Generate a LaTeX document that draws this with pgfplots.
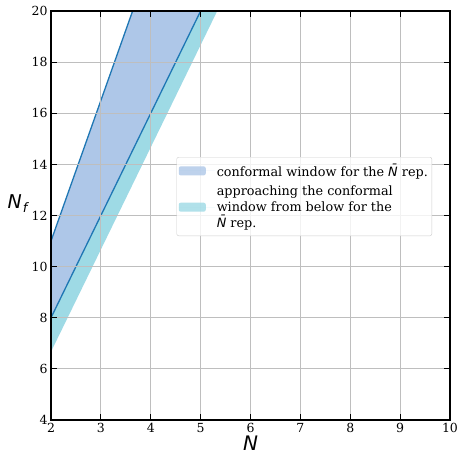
\documentclass[border=0pt]{standalone}
\usepackage{fontspec}
\setmainfont{DejaVu Serif}
\newfontfamily\dvs{DejaVu Sans}
\usepackage{pgfplots}
\pgfplotsset{compat=1.18}

\definecolor{bandblue}{RGB}{174,199,232}
\definecolor{bandcyan}{RGB}{158,218,229}
\definecolor{steelblue31119180}{RGB}{31,119,180}
\definecolor{gridgray}{RGB}{190,190,190}

\begin{document}
\begin{tikzpicture}
\useasboundingbox (-51pt,-35pt) rectangle (410pt,420pt);
\begin{axis}[
scale only axis,
width=399pt, height=409pt,
xmin=2, xmax=10,
ymin=4, ymax=20,
xtick={2,3,4,5,6,7,8,9,10},
ytick={4,6,8,10,12,14,16,18,20},
tick align=inside,
xtick pos=both, ytick pos=both,
xticklabel pos=left, yticklabel pos=left,
major tick length=6pt,
tick style={black, line width=1.1pt},
axis line style={line width=1.2pt},
grid=major,
grid style={gridgray, line width=0.8pt},
axis on top,
/pgf/number format/assume math mode=true,
ticklabel style={font=\fontsize{12.5}{15}\selectfont},
xlabel={{\dvs\itshape N}},
ylabel={{\dvs\itshape N\kern1pt\raisebox{-0.4ex}{\fontsize{13}{13}\selectfont f}}},
xlabel style={at={(axis description cs:0.5,-0.0745)}, anchor=base, inner sep=0pt, font=\fontsize{20}{22}\selectfont},
ylabel style={at={(axis description cs:-0.084,0.53)}, anchor=center, rotate=-90, font=\fontsize{19}{21}\selectfont},
legend style={at={(axis description cs:0.955,0.643)}, anchor=north east,
  draw=gray!40, rounded corners=2pt, fill=white, fill opacity=0.8, text opacity=1,
  font=\fontsize{12.8}{16}\selectfont, cells={anchor=west, align=left}, row sep=4pt,
  inner xsep=2pt, inner ysep=5pt},
legend image code/.code={\fill[#1, draw=none] (0pt,-4.5pt) rectangle (27pt,4.5pt); \path (0pt,0pt) -- (36pt,0pt);},
]
% conformal window band
\addplot[fill=bandblue, draw=none] coordinates {
(2,8) (5,20) (3.6364,20) (2,11) (2,8)
};
\addlegendentry{conformal window for the {\dvs\itshape\={N}} rep.}
% approaching from below
\addplot[fill=bandcyan, draw=none] coordinates {
(2,6.667) (5.333,20) (5,20) (2,8) (2,6.667)
};
\addlegendentry{approaching the conformal\\ window from below for the\\ {\dvs\itshape\={N}} rep.}
% band edges
\addplot[steelblue31119180, line width=1.3pt, forget plot] coordinates {(2,11) (3.6364,20)};
\addplot[steelblue31119180, line width=1.3pt, forget plot] coordinates {(2,8) (5,20)};
\end{axis}
\end{tikzpicture}
\end{document}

Goal
Leave out the pictures and copy the rest of the material above exactly.

Response to the task
Generate a LaTeX document that draws this with pgfplots.
\documentclass[border=0pt]{standalone}
\usepackage{fontspec}
\setmainfont{DejaVu Serif}
\newfontfamily\dvs{DejaVu Sans}
\usepackage{pgfplots}
\pgfplotsset{compat=1.18}

\definecolor{bandblue}{RGB}{174,199,232}
\definecolor{bandcyan}{RGB}{158,218,229}
\definecolor{steelblue31119180}{RGB}{31,119,180}
\definecolor{gridgray}{RGB}{190,190,190}

\begin{document}
\begin{tikzpicture}
\useasboundingbox (-51pt,-35pt) rectangle (410pt,420pt);
\begin{axis}[
scale only axis,
width=399pt, height=409pt,
xmin=2, xmax=10,
ymin=4, ymax=20,
xtick={2,3,4,5,6,7,8,9,10},
ytick={4,6,8,10,12,14,16,18,20},
tick align=inside,
xtick pos=both, ytick pos=both,
xticklabel pos=left, yticklabel pos=left,
major tick length=6pt,
tick style={black, line width=1.1pt},
axis line style={line width=1.2pt},
grid=major,
grid style={gridgray, line width=0.8pt},
axis on top,
/pgf/number format/assume math mode=true,
ticklabel style={font=\fontsize{12.5}{15}\selectfont},
xlabel={{\dvs\itshape N}},
ylabel={{\dvs\itshape N\kern1pt\raisebox{-0.4ex}{\fontsize{13}{13}\selectfont f}}},
xlabel style={at={(axis description cs:0.5,-0.0745)}, anchor=base, inner sep=0pt, font=\fontsize{20}{22}\selectfont},
ylabel style={at={(axis description cs:-0.084,0.53)}, anchor=center, rotate=-90, font=\fontsize{19}{21}\selectfont},
legend style={at={(axis description cs:0.955,0.643)}, anchor=north east,
  draw=gray!40, rounded corners=2pt, fill=white, fill opacity=0.8, text opacity=1,
  font=\fontsize{12.8}{16}\selectfont, cells={anchor=west, align=left}, row sep=4pt,
  inner xsep=2pt, inner ysep=5pt},
legend image code/.code={\fill[#1, draw=none] (0pt,-4.5pt) rectangle (27pt,4.5pt); \path (0pt,0pt) -- (36pt,0pt);},
]
% conformal window band
\addplot[fill=bandblue, draw=none] coordinates {
(2,8) (5,20) (3.6364,20) (2,11) (2,8)
};
\addlegendentry{conformal window for the {\dvs\itshape\={N}} rep.}
% approaching from below
\addplot[fill=bandcyan, draw=none] coordinates {
(2,6.667) (5.333,20) (5,20) (2,8) (2,6.667)
};
\addlegendentry{approaching the conformal\\ window from below for the\\ {\dvs\itshape\={N}} rep.}
% band edges
\addplot[steelblue31119180, line width=1.3pt, forget plot] coordinates {(2,11) (3.6364,20)};
\addplot[steelblue31119180, line width=1.3pt, forget plot] coordinates {(2,8) (5,20)};
\end{axis}
\end{tikzpicture}
\end{document}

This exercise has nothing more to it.